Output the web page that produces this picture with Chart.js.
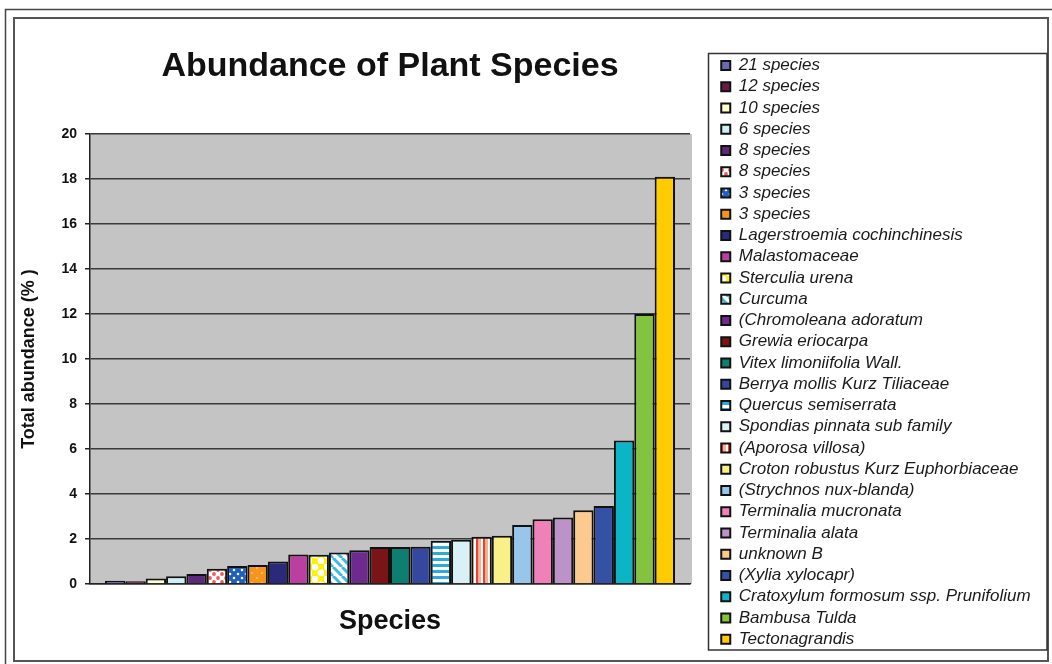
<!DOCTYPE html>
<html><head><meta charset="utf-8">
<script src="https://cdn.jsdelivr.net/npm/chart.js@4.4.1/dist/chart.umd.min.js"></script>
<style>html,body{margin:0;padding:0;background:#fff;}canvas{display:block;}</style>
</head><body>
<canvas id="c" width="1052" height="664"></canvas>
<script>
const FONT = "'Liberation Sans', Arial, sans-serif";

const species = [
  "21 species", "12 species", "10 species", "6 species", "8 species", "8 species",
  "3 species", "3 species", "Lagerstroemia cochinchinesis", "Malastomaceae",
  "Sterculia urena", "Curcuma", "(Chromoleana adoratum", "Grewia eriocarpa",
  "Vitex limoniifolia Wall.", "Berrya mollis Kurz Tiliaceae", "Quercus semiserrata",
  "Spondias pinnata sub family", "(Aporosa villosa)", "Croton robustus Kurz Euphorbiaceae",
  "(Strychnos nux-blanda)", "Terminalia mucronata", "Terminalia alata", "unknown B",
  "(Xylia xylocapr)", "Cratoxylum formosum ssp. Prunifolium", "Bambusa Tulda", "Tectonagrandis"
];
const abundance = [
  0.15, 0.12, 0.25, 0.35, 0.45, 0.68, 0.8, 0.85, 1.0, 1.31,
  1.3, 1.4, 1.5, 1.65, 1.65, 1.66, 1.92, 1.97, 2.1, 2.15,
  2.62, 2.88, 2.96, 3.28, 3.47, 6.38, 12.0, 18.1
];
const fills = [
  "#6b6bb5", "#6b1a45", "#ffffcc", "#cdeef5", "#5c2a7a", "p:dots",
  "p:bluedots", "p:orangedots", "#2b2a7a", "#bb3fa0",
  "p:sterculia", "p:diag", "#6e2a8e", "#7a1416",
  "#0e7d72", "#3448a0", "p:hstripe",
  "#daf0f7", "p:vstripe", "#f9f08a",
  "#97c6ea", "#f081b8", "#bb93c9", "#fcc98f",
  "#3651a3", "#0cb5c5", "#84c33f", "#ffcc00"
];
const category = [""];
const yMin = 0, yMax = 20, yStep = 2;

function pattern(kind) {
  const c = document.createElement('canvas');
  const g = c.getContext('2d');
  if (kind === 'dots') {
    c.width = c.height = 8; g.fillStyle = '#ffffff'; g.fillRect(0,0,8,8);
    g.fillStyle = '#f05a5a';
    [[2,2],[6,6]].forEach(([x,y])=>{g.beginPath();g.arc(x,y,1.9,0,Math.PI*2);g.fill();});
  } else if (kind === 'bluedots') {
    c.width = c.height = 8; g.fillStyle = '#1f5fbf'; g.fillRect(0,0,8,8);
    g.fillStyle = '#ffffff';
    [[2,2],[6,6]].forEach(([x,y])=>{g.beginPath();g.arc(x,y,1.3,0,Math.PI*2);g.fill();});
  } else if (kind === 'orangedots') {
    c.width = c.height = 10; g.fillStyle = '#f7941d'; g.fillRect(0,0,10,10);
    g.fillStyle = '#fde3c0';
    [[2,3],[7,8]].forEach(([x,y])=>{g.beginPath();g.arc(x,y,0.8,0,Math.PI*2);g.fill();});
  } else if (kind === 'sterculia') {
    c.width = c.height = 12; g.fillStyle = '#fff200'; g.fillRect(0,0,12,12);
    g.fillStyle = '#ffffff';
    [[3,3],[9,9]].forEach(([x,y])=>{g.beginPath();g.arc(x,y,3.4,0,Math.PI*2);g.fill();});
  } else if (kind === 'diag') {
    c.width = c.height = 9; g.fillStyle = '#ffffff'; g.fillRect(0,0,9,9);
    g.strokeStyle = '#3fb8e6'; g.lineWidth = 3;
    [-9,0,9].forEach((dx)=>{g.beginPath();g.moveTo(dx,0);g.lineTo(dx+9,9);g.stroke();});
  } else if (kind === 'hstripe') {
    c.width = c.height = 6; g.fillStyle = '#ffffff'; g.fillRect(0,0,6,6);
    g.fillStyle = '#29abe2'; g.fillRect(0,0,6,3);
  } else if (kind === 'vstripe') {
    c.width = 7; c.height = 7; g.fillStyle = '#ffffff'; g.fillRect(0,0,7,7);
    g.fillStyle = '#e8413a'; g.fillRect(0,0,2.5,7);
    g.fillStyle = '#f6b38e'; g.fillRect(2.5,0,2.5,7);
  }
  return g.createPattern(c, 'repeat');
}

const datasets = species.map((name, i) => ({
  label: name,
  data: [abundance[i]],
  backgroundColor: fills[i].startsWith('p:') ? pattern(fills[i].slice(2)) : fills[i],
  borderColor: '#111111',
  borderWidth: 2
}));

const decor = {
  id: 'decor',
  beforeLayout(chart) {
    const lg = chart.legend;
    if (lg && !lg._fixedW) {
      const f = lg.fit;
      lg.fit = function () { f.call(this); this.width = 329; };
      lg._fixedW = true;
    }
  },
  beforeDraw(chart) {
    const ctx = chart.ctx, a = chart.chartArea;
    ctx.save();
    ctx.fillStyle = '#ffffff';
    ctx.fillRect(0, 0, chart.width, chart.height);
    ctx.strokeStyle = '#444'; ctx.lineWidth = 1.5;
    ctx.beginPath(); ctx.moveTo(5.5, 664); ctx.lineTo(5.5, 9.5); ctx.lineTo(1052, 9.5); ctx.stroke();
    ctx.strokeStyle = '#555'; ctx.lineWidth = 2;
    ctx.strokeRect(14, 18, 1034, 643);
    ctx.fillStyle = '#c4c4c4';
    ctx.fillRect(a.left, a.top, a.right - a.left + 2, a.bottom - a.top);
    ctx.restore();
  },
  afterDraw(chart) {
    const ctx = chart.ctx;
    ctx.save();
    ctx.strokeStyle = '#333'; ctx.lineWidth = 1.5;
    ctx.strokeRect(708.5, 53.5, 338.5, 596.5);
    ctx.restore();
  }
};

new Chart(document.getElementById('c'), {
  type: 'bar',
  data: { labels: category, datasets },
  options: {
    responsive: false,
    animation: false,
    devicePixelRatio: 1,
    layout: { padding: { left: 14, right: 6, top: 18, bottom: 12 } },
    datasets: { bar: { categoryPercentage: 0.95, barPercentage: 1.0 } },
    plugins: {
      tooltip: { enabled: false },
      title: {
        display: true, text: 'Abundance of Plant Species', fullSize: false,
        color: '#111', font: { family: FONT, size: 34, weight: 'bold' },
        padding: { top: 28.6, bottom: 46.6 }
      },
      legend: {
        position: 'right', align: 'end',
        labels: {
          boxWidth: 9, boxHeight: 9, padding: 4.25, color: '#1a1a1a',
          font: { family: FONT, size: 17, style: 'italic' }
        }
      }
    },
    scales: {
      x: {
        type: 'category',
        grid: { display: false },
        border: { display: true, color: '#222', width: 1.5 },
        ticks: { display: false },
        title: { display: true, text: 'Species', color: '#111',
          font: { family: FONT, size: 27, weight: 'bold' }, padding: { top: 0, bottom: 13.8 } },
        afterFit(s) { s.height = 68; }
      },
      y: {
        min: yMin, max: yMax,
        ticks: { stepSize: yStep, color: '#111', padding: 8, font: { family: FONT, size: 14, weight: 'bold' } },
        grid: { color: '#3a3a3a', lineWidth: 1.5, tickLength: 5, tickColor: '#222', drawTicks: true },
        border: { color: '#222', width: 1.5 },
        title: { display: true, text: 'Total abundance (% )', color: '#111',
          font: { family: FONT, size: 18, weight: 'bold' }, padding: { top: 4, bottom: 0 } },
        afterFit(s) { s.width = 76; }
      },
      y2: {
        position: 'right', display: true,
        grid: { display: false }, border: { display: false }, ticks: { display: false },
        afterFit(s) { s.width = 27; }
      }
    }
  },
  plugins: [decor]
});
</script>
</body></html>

Work to do: Write out the full listing verbatim, excluding its pictures.

Answer for the task:
Output the web page that produces this picture with Chart.js.
<!DOCTYPE html>
<html><head><meta charset="utf-8">
<script src="https://cdn.jsdelivr.net/npm/chart.js@4.4.1/dist/chart.umd.min.js"></script>
<style>html,body{margin:0;padding:0;background:#fff;}canvas{display:block;}</style>
</head><body>
<canvas id="c" width="1052" height="664"></canvas>
<script>
const FONT = "'Liberation Sans', Arial, sans-serif";

const species = [
  "21 species", "12 species", "10 species", "6 species", "8 species", "8 species",
  "3 species", "3 species", "Lagerstroemia cochinchinesis", "Malastomaceae",
  "Sterculia urena", "Curcuma", "(Chromoleana adoratum", "Grewia eriocarpa",
  "Vitex limoniifolia Wall.", "Berrya mollis Kurz Tiliaceae", "Quercus semiserrata",
  "Spondias pinnata sub family", "(Aporosa villosa)", "Croton robustus Kurz Euphorbiaceae",
  "(Strychnos nux-blanda)", "Terminalia mucronata", "Terminalia alata", "unknown B",
  "(Xylia xylocapr)", "Cratoxylum formosum ssp. Prunifolium", "Bambusa Tulda", "Tectonagrandis"
];
const abundance = [
  0.15, 0.12, 0.25, 0.35, 0.45, 0.68, 0.8, 0.85, 1.0, 1.31,
  1.3, 1.4, 1.5, 1.65, 1.65, 1.66, 1.92, 1.97, 2.1, 2.15,
  2.62, 2.88, 2.96, 3.28, 3.47, 6.38, 12.0, 18.1
];
const fills = [
  "#6b6bb5", "#6b1a45", "#ffffcc", "#cdeef5", "#5c2a7a", "p:dots",
  "p:bluedots", "p:orangedots", "#2b2a7a", "#bb3fa0",
  "p:sterculia", "p:diag", "#6e2a8e", "#7a1416",
  "#0e7d72", "#3448a0", "p:hstripe",
  "#daf0f7", "p:vstripe", "#f9f08a",
  "#97c6ea", "#f081b8", "#bb93c9", "#fcc98f",
  "#3651a3", "#0cb5c5", "#84c33f", "#ffcc00"
];
const category = [""];
const yMin = 0, yMax = 20, yStep = 2;

function pattern(kind) {
  const c = document.createElement('canvas');
  const g = c.getContext('2d');
  if (kind === 'dots') {
    c.width = c.height = 8; g.fillStyle = '#ffffff'; g.fillRect(0,0,8,8);
    g.fillStyle = '#f05a5a';
    [[2,2],[6,6]].forEach(([x,y])=>{g.beginPath();g.arc(x,y,1.9,0,Math.PI*2);g.fill();});
  } else if (kind === 'bluedots') {
    c.width = c.height = 8; g.fillStyle = '#1f5fbf'; g.fillRect(0,0,8,8);
    g.fillStyle = '#ffffff';
    [[2,2],[6,6]].forEach(([x,y])=>{g.beginPath();g.arc(x,y,1.3,0,Math.PI*2);g.fill();});
  } else if (kind === 'orangedots') {
    c.width = c.height = 10; g.fillStyle = '#f7941d'; g.fillRect(0,0,10,10);
    g.fillStyle = '#fde3c0';
    [[2,3],[7,8]].forEach(([x,y])=>{g.beginPath();g.arc(x,y,0.8,0,Math.PI*2);g.fill();});
  } else if (kind === 'sterculia') {
    c.width = c.height = 12; g.fillStyle = '#fff200'; g.fillRect(0,0,12,12);
    g.fillStyle = '#ffffff';
    [[3,3],[9,9]].forEach(([x,y])=>{g.beginPath();g.arc(x,y,3.4,0,Math.PI*2);g.fill();});
  } else if (kind === 'diag') {
    c.width = c.height = 9; g.fillStyle = '#ffffff'; g.fillRect(0,0,9,9);
    g.strokeStyle = '#3fb8e6'; g.lineWidth = 3;
    [-9,0,9].forEach((dx)=>{g.beginPath();g.moveTo(dx,0);g.lineTo(dx+9,9);g.stroke();});
  } else if (kind === 'hstripe') {
    c.width = c.height = 6; g.fillStyle = '#ffffff'; g.fillRect(0,0,6,6);
    g.fillStyle = '#29abe2'; g.fillRect(0,0,6,3);
  } else if (kind === 'vstripe') {
    c.width = 7; c.height = 7; g.fillStyle = '#ffffff'; g.fillRect(0,0,7,7);
    g.fillStyle = '#e8413a'; g.fillRect(0,0,2.5,7);
    g.fillStyle = '#f6b38e'; g.fillRect(2.5,0,2.5,7);
  }
  return g.createPattern(c, 'repeat');
}

const datasets = species.map((name, i) => ({
  label: name,
  data: [abundance[i]],
  backgroundColor: fills[i].startsWith('p:') ? pattern(fills[i].slice(2)) : fills[i],
  borderColor: '#111111',
  borderWidth: 2
}));

const decor = {
  id: 'decor',
  beforeLayout(chart) {
    const lg = chart.legend;
    if (lg && !lg._fixedW) {
      const f = lg.fit;
      lg.fit = function () { f.call(this); this.width = 329; };
      lg._fixedW = true;
    }
  },
  beforeDraw(chart) {
    const ctx = chart.ctx, a = chart.chartArea;
    ctx.save();
    ctx.fillStyle = '#ffffff';
    ctx.fillRect(0, 0, chart.width, chart.height);
    ctx.strokeStyle = '#444'; ctx.lineWidth = 1.5;
    ctx.beginPath(); ctx.moveTo(5.5, 664); ctx.lineTo(5.5, 9.5); ctx.lineTo(1052, 9.5); ctx.stroke();
    ctx.strokeStyle = '#555'; ctx.lineWidth = 2;
    ctx.strokeRect(14, 18, 1034, 643);
    ctx.fillStyle = '#c4c4c4';
    ctx.fillRect(a.left, a.top, a.right - a.left + 2, a.bottom - a.top);
    ctx.restore();
  },
  afterDraw(chart) {
    const ctx = chart.ctx;
    ctx.save();
    ctx.strokeStyle = '#333'; ctx.lineWidth = 1.5;
    ctx.strokeRect(708.5, 53.5, 338.5, 596.5);
    ctx.restore();
  }
};

new Chart(document.getElementById('c'), {
  type: 'bar',
  data: { labels: category, datasets },
  options: {
    responsive: false,
    animation: false,
    devicePixelRatio: 1,
    layout: { padding: { left: 14, right: 6, top: 18, bottom: 12 } },
    datasets: { bar: { categoryPercentage: 0.95, barPercentage: 1.0 } },
    plugins: {
      tooltip: { enabled: false },
      title: {
        display: true, text: 'Abundance of Plant Species', fullSize: false,
        color: '#111', font: { family: FONT, size: 34, weight: 'bold' },
        padding: { top: 28.6, bottom: 46.6 }
      },
      legend: {
        position: 'right', align: 'end',
        labels: {
          boxWidth: 9, boxHeight: 9, padding: 4.25, color: '#1a1a1a',
          font: { family: FONT, size: 17, style: 'italic' }
        }
      }
    },
    scales: {
      x: {
        type: 'category',
        grid: { display: false },
        border: { display: true, color: '#222', width: 1.5 },
        ticks: { display: false },
        title: { display: true, text: 'Species', color: '#111',
          font: { family: FONT, size: 27, weight: 'bold' }, padding: { top: 0, bottom: 13.8 } },
        afterFit(s) { s.height = 68; }
      },
      y: {
        min: yMin, max: yMax,
        ticks: { stepSize: yStep, color: '#111', padding: 8, font: { family: FONT, size: 14, weight: 'bold' } },
        grid: { color: '#3a3a3a', lineWidth: 1.5, tickLength: 5, tickColor: '#222', drawTicks: true },
        border: { color: '#222', width: 1.5 },
        title: { display: true, text: 'Total abundance (% )', color: '#111',
          font: { family: FONT, size: 18, weight: 'bold' }, padding: { top: 4, bottom: 0 } },
        afterFit(s) { s.width = 76; }
      },
      y2: {
        position: 'right', display: true,
        grid: { display: false }, border: { display: false }, ticks: { display: false },
        afterFit(s) { s.width = 27; }
      }
    }
  },
  plugins: [decor]
});
</script>
</body></html>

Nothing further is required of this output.